[start]

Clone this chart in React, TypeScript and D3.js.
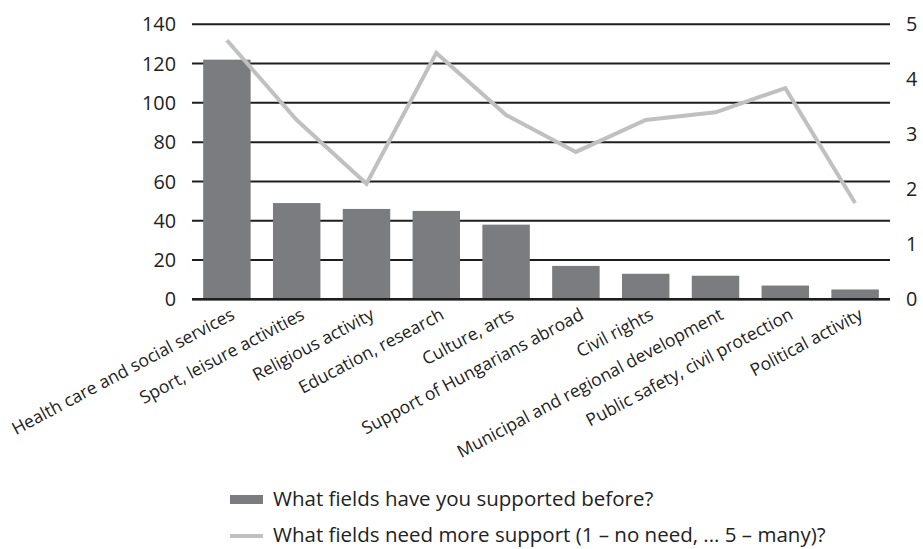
import React from 'react';
import * as d3 from 'd3';

const categories = [
  'Health care and social services',
  'Sport, leisure activities',
  'Religious activity',
  'Education, research',
  'Culture, arts',
  'Support of Hungarians abroad',
  'Civil rights',
  'Municipal and regional development',
  'Public safety, civil protection',
  'Political activity',
];
const supportedBefore = [122, 49, 46, 45, 38, 17, 13, 12, 7, 5];
const needMoreSupport = [4.71, 3.26, 2.1, 4.48, 3.35, 2.68, 3.26, 3.4, 3.84, 1.75];
const leftTicks = [0, 20, 40, 60, 80, 100, 120, 140];
const rightTicks = [0, 1, 2, 3, 4, 5];
const legendBar = 'What fields have you supported before?';
const legendLine = 'What fields need more support (1 – no need, ... 5 – many)?';

const W = 923;
const H = 549;
const left = 192;
const right = 890;
const top = 24.3;
const bottom = 299.3;
const font = '"Open Sans", "DejaVu Sans", sans-serif';

export default function App() {
  const x = d3.scaleBand().domain(categories).range([left, right]).paddingInner(0.32).paddingOuter(0.16);
  const yL = d3.scaleLinear().domain([0, 140]).range([bottom, top]);
  const yR = d3.scaleLinear().domain([0, 5]).range([bottom, top]);
  const line = d3.line<number>()
    .x((_, i) => (x(categories[i]) ?? 0) + x.bandwidth() / 2)
    .y(d => yR(d));

  return (
    <svg width={W} height={H} style={{ position: 'absolute', left: 0, top: 0, background: '#fff' }}>
      {/* gridlines */}
      {leftTicks.map(t => (
        <line key={t} x1={left} x2={right} y1={yL(t)} y2={yL(t)} stroke="#1e1e1e" strokeWidth={2} />
      ))}
      {/* bars */}
      {supportedBefore.map((v, i) => (
        <rect key={i} x={x(categories[i])} y={yL(v)} width={x.bandwidth()} height={bottom - yL(v)} fill="#7b7c80" />
      ))}
      <line x1={left} x2={right} y1={bottom} y2={bottom} stroke="#1e1e1e" strokeWidth={2.5} />
      {/* line series */}
      <path d={line(needMoreSupport) ?? ''} fill="none" stroke="#c0c0c2" strokeWidth={4} strokeLinejoin="miter" />
      {/* left axis */}
      {leftTicks.map(t => (
        <text key={t} x={176} y={yL(t)} dy="0.36em" textAnchor="end" fontFamily={font} fontSize={19.8} fill="#222">{t}</text>
      ))}
      {/* right axis */}
      {rightTicks.map(t => (
        <text key={t} x={906} y={yR(t)} dy="0.36em" textAnchor="start" fontFamily={font} fontSize={19.8} fill="#222">{t}</text>
      ))}
      {/* category labels */}
      {categories.map(c => {
        const cx = (x(c) ?? 0) + x.bandwidth() / 2 + 9;
        const cy = bottom + 19;
        return (
          <text key={c} transform={`translate(${cx},${cy}) rotate(-28)`} textAnchor="end" fontFamily={font} fontSize={17.5} fill="#222">{c}</text>
        );
      })}
      {/* legend */}
      <rect x={230} y={495} width={33} height={9} fill="#7b7c80" />
      <text x={273} y={499} dy="0.36em" fontFamily={font} fontSize={20.5} fill="#222">{legendBar}</text>
      <line x1={230} x2={263} y1={536} y2={536} stroke="#c0c0c2" strokeWidth={4} />
      <text x={273} y={535} dy="0.36em" fontFamily={font} fontSize={20.5} fill="#222">{legendLine}</text>
    </svg>
  );
}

[end]

§ **AIM OF THE TASK**:
Please extract exactly the lines of the data, from the first through the line containing "import * as d3 from 'd3';", and add no pictures to the copy.

§ **RIGHT ANSWER**:
Clone this chart in React, TypeScript and D3.js.
import React from 'react';
import * as d3 from 'd3';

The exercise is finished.